=== GIVEN INFORMATION ===
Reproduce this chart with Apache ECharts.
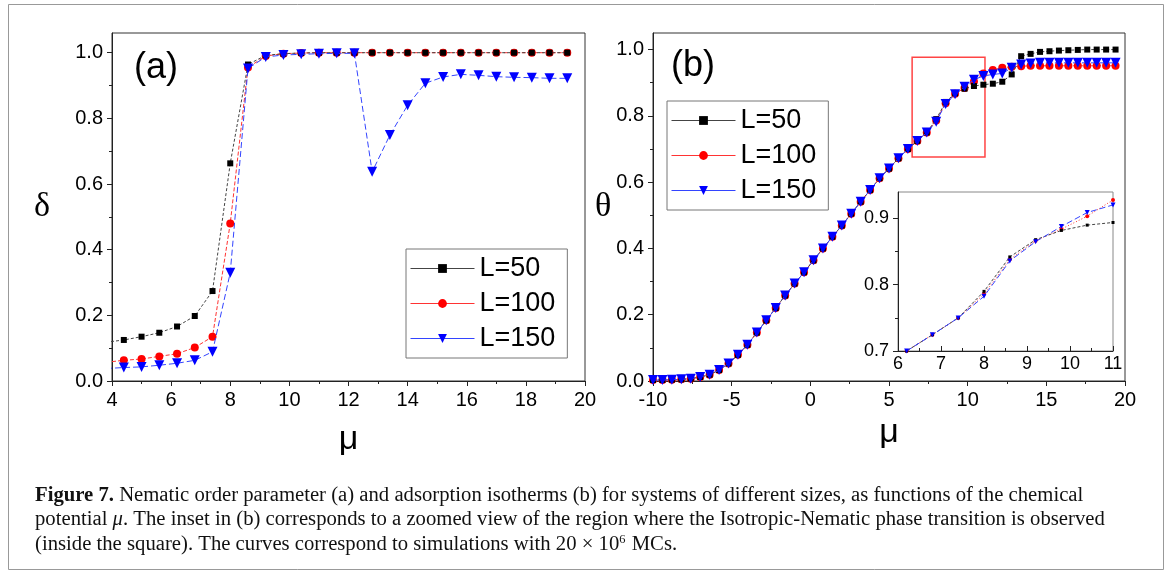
<!DOCTYPE html>
<html>
<head>
<meta charset="utf-8">
<script src="https://cdn.jsdelivr.net/npm/echarts@6/dist/echarts.min.js"></script>
<style>
  html, body { margin: 0; padding: 0; background: #fff; }
  #chart { width: 1171px; height: 575px; }
</style>
</head>
<body>
<div id="chart"></div>
<script>
// panel (a): nematic order parameter delta vs mu (first point lies just left of the axis)
const muA = [3.8, 4.4, 5.0, 5.6, 6.2, 6.8, 7.4, 8.0, 8.6, 9.2, 9.8, 10.4, 11.0, 11.6, 12.2, 12.8,
             13.4, 14.0, 14.6, 15.2, 15.8, 16.4, 17.0, 17.6, 18.2, 18.8, 19.4];
const deltaL50 = [0.118, 0.125, 0.135, 0.147, 0.166, 0.198, 0.274, 0.663, 0.964, 0.992, 0.997, 0.999, 1.0, 1.0,
                  1.0, 1.0, 1.0, 1.0, 1.0, 1.0, 1.0, 1.0, 1.0, 1.0, 1.0, 1.0, 1.0];
const deltaL100 = [0.057, 0.063, 0.067, 0.075, 0.083, 0.102, 0.135, 0.480, 0.955, 0.990, 0.997, 0.999, 1.0, 1.0,
                   1.0, 1.0, 1.0, 1.0, 1.0, 1.0, 1.0, 1.0, 1.0, 1.0, 1.0, 1.0, 1.0];
const deltaL150 = [0.038, 0.041, 0.043, 0.048, 0.054, 0.063, 0.089, 0.330, 0.952, 0.987, 0.993, 0.995, 0.997, 0.998,
                   0.998, 0.637, 0.749, 0.840, 0.907, 0.926, 0.934, 0.931, 0.927, 0.925, 0.924, 0.922, 0.922];

// panel (b): adsorption isotherms theta vs mu
const muB = [-10.0, -9.4, -8.8, -8.2, -7.6, -7.0, -6.4, -5.8, -5.2, -4.6, -4.0, -3.4, -2.8, -2.2, -1.6, -1.0,
             -0.4, 0.2, 0.8, 1.4, 2.0, 2.6, 3.2, 3.8, 4.4, 5.0, 5.6, 6.2, 6.8, 7.4, 8.0, 8.6, 9.2, 9.8, 10.4,
             11.0, 11.6, 12.2, 12.8, 13.4, 14.0, 14.6, 15.2, 15.8, 16.4, 17.0, 17.6, 18.2, 18.8, 19.4];
const thetaL50 = [0.003, 0.003, 0.004, 0.005, 0.007, 0.012, 0.019, 0.033, 0.053, 0.079, 0.109, 0.146, 0.183, 0.220,
                  0.258, 0.294, 0.328, 0.364, 0.400, 0.435, 0.469, 0.505, 0.541, 0.576, 0.612, 0.641, 0.672, 0.700,
                  0.7245, 0.750, 0.790, 0.842, 0.868, 0.882, 0.890, 0.894, 0.897, 0.903, 0.925, 0.980, 0.987,
                  0.993, 0.995, 0.997, 0.998, 0.999, 1.0, 1.0, 1.0, 1.0];
const thetaL100 = [0.003, 0.003, 0.004, 0.005, 0.007, 0.012, 0.019, 0.033, 0.053, 0.079, 0.109, 0.146, 0.183, 0.220,
                   0.258, 0.294, 0.328, 0.364, 0.400, 0.435, 0.469, 0.505, 0.541, 0.576, 0.612, 0.641, 0.672, 0.700,
                   0.7245, 0.750, 0.786, 0.838, 0.8665, 0.884, 0.9035, 0.928, 0.938, 0.945, 0.948, 0.950, 0.951,
                   0.951, 0.951, 0.951, 0.951, 0.951, 0.951, 0.951, 0.951, 0.951];
const thetaL150 = [0.003, 0.003, 0.004, 0.005, 0.007, 0.012, 0.019, 0.033, 0.053, 0.079, 0.109, 0.146, 0.183, 0.220,
                   0.258, 0.294, 0.328, 0.364, 0.400, 0.435, 0.469, 0.505, 0.541, 0.576, 0.612, 0.641, 0.672, 0.700,
                   0.7245, 0.750, 0.7825, 0.836, 0.865, 0.888, 0.909, 0.9205, 0.925, 0.928, 0.945, 0.955, 0.958,
                   0.960, 0.960, 0.960, 0.960, 0.960, 0.960, 0.960, 0.960, 0.960];

// red square in (b) marking the zoomed region
const boxMu = [6.47, 11.1];
const boxTheta = [0.676, 0.977];

const mainYTicks = [0, 0.2, 0.4, 0.6, 0.8, 1.0];
const mainYMinor = [0.1, 0.3, 0.5, 0.7, 0.9];
const insetYTicks = [0.7, 0.8, 0.9];
const insetYMinor = [0.75, 0.85];

const sizes = ['L=50', 'L=100', 'L=150'];

function pairs(xs, ys) {
    return xs.map(function (x, i) { return [x, ys[i]]; });
}

const SANS = 'Liberation Sans';
const SERIF = 'Liberation Serif';

let myChart = echarts.init(document.getElementById('chart'), null, { renderer: 'canvas' });

function majorY(grid, min, max, ticks, name, gap) {
    return {
        type: 'value', gridIndex: grid, min: min, max: max, position: 'left',
        name: name, nameLocation: 'middle', nameGap: gap, nameRotate: 0,
        nameTextStyle: { fontFamily: SERIF, fontSize: 34, color: '#000', padding: [16, 0, 0, 0] },
        axisLine: { show: true, onZero: false, lineStyle: { color: '#222', width: 1 } },
        axisTick: { show: true, inside: false, length: 5, customValues: ticks, lineStyle: { color: '#222' } },
        axisLabel: {
            customValues: ticks, margin: 9, fontFamily: SANS, fontSize: grid === 2 ? 18 : 20, color: '#000',
            formatter: function (v) { return v.toFixed(1); }
        },
        splitLine: { show: false }
    };
}

function minorY(grid, min, max, ticks) {
    return {
        type: 'value', gridIndex: grid, min: min, max: max, position: 'left',
        axisLine: { show: false, onZero: false },
        axisTick: { show: true, inside: false, length: 3, customValues: ticks, lineStyle: { color: '#222' } },
        axisLabel: { show: false },
        splitLine: { show: false }
    };
}

function xAxisOf(grid, min, max, interval, name, gap, inside) {
    return {
        type: 'value', gridIndex: grid, min: min, max: max, interval: interval,
        name: name, nameLocation: 'middle', nameGap: gap,
        nameTextStyle: { fontFamily: SANS, fontSize: 34, color: '#000' },
        axisLine: { show: true, onZero: false, lineStyle: { color: '#222', width: 1 } },
        axisTick: { show: true, inside: inside, length: 5, lineStyle: { color: '#222' } },
        minorTick: { show: true, splitNumber: 2, length: 3, lineStyle: { color: '#222' } },
        axisLabel: { margin: inside ? 4 : 9, fontFamily: SANS, fontSize: grid === 2 ? 18 : 20, color: '#000' },
        splitLine: { show: false }
    };
}

function styleFor(size, inset) {
    if (size === 'L=50') {
        return {
            symbol: 'rect', symbolSize: inset ? 3 : 6,
            itemStyle: { color: '#000' },
            lineStyle: { color: '#444', width: 1, type: [3, 2] }
        };
    }
    if (size === 'L=100') {
        return {
            symbol: 'circle', symbolSize: inset ? 4 : 8,
            itemStyle: { color: '#ff0000' },
            lineStyle: { color: '#ff3333', width: 1, type: inset ? [1, 2] : [4, 2] }
        };
    }
    return {
        symbol: 'triangle', symbolRotate: 180, symbolSize: inset ? 5 : 10,
        itemStyle: { color: '#0000ff' },
        lineStyle: { color: '#3344ff', width: 1, type: [6, 3] }
    };
}

function lineSeries(size, xIdx, yIdx, data, inset, z) {
    return Object.assign({
        name: size, type: 'line', xAxisIndex: xIdx, yAxisIndex: yIdx,
        data: data, showSymbol: true, clip: true, z: z
    }, styleFor(size, inset));
}

// draw order: red, black, blue (blue on top)
let series = [
    lineSeries('L=100', 0, 0, pairs(muA, deltaL100), false, 2),
    lineSeries('L=50', 0, 0, pairs(muA, deltaL50), false, 3),
    lineSeries('L=150', 0, 0, pairs(muA, deltaL150), false, 4),
    lineSeries('L=100', 1, 2, pairs(muB, thetaL100), false, 2),
    lineSeries('L=50', 1, 2, pairs(muB, thetaL50), false, 3),
    lineSeries('L=150', 1, 2, pairs(muB, thetaL150), false, 4),
    lineSeries('L=100', 2, 4, pairs(muB, thetaL100), true, 6),
    lineSeries('L=50', 2, 4, pairs(muB, thetaL50), true, 6),
    lineSeries('L=150', 2, 4, pairs(muB, thetaL150), true, 6)
];

series[5].markArea = {
    silent: true,
    itemStyle: { color: 'rgba(0,0,0,0)', borderColor: '#ff4444', borderWidth: 1.5 },
    data: [[{ coord: [boxMu[0], boxTheta[0]] }, { coord: [boxMu[1], boxTheta[1]] }]]
};

function legendAt(left, top) {
    return {
        data: sizes, orient: 'vertical', left: left, top: top,
        itemWidth: 64, itemHeight: 11, itemGap: 8,
        padding: [6, 12, 6, 4],
        borderColor: '#777', borderWidth: 1, backgroundColor: '#fff',
        lineStyle: { type: 'solid', width: 1 },
        textStyle: { fontFamily: SANS, fontSize: 27, color: '#000', lineHeight: 27 },
        selectedMode: false
    };
}

const captionStyle = { fontFamily: SERIF, fontSize: 20, fill: '#111' };

let option = {
    animation: false,
    backgroundColor: '#fff',
    grid: [
        { left: 112, top: 33, width: 473, height: 348, show: true, borderColor: '#333', borderWidth: 1, backgroundColor: 'transparent' },
        { left: 653, top: 33, width: 472, height: 348, show: true, borderColor: '#333', borderWidth: 1, backgroundColor: 'transparent' },
        { left: 898, top: 192, width: 215, height: 159, show: true, borderColor: '#888', borderWidth: 1, backgroundColor: '#fff', z: 5 }
    ],
    xAxis: [
        xAxisOf(0, 4, 20, 2, 'μ', 42, false),
        xAxisOf(1, -10, 20, 5, 'μ', 35, false),
        Object.assign(xAxisOf(2, 6, 11, 1, '', 0, true), { z: 6 })
    ],
    yAxis: [
        majorY(0, 0, 1.06, mainYTicks, 'δ', 62),
        minorY(0, 0, 1.06, mainYMinor),
        majorY(1, 0, 1.05, mainYTicks, 'θ', 37),
        minorY(1, 0, 1.05, mainYMinor),
        Object.assign(majorY(2, 0.7, 0.94, insetYTicks, '', 0), { z: 6 }),
        Object.assign(minorY(2, 0.7, 0.94, insetYMinor), { z: 6 })
    ],
    legend: [legendAt(406, 249), legendAt(667, 101)],
    series: series,
    graphic: [
        { type: 'rect', shape: { x: 8.5, y: 4.5, width: 1155, height: 565 }, style: { fill: 'none', stroke: '#999', lineWidth: 1 }, z: 0 },
        { type: 'text', left: 134, top: 50, style: { text: '(a)', fontFamily: SANS, fontSize: 36, fill: '#000' } },
        { type: 'text', left: 671, top: 48, style: { text: '(b)', fontFamily: SANS, fontSize: 36, fill: '#000' } },
        {
            type: 'text', left: 35, top: 486, scaleX: 1.035,
            style: Object.assign({
                text: '{b|Figure 7.} Nematic order parameter (a) and adsorption isotherms (b) for systems of different sizes, as functions of the chemical',
                rich: { b: Object.assign({ fontWeight: 'bold' }, captionStyle) }
            }, captionStyle)
        },
        {
            type: 'text', left: 35, top: 510, scaleX: 1.035,
            style: Object.assign({
                text: 'potential {i|μ}. The inset in (b) corresponds to a zoomed view of the region where the Isotropic-Nematic phase transition is observed',
                rich: { i: Object.assign({ fontStyle: 'italic' }, captionStyle) }
            }, captionStyle)
        },
        {
            type: 'text', left: 35, top: 534, scaleX: 1.035,
            style: Object.assign({
                text: '(inside the square). The curves correspond to simulations with 20 \u00d7 10{s|6} MCs.',
                rich: { s: { fontFamily: SERIF, fontSize: 12, fill: '#111', padding: [0, 1, 9, 0] } }
            }, captionStyle)
        }
    ]
};

option && myChart.setOption(option);
</script>
</body>
</html>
===
_GOAL OF THE EXERCISE_.
Take every line containing the word "with" and copy it.

_COMPLETE RESPONSE_.
Reproduce this chart with Apache ECharts.
                text: '(inside the square). The curves correspond to simulations with 20 \u00d7 10{s|6} MCs.',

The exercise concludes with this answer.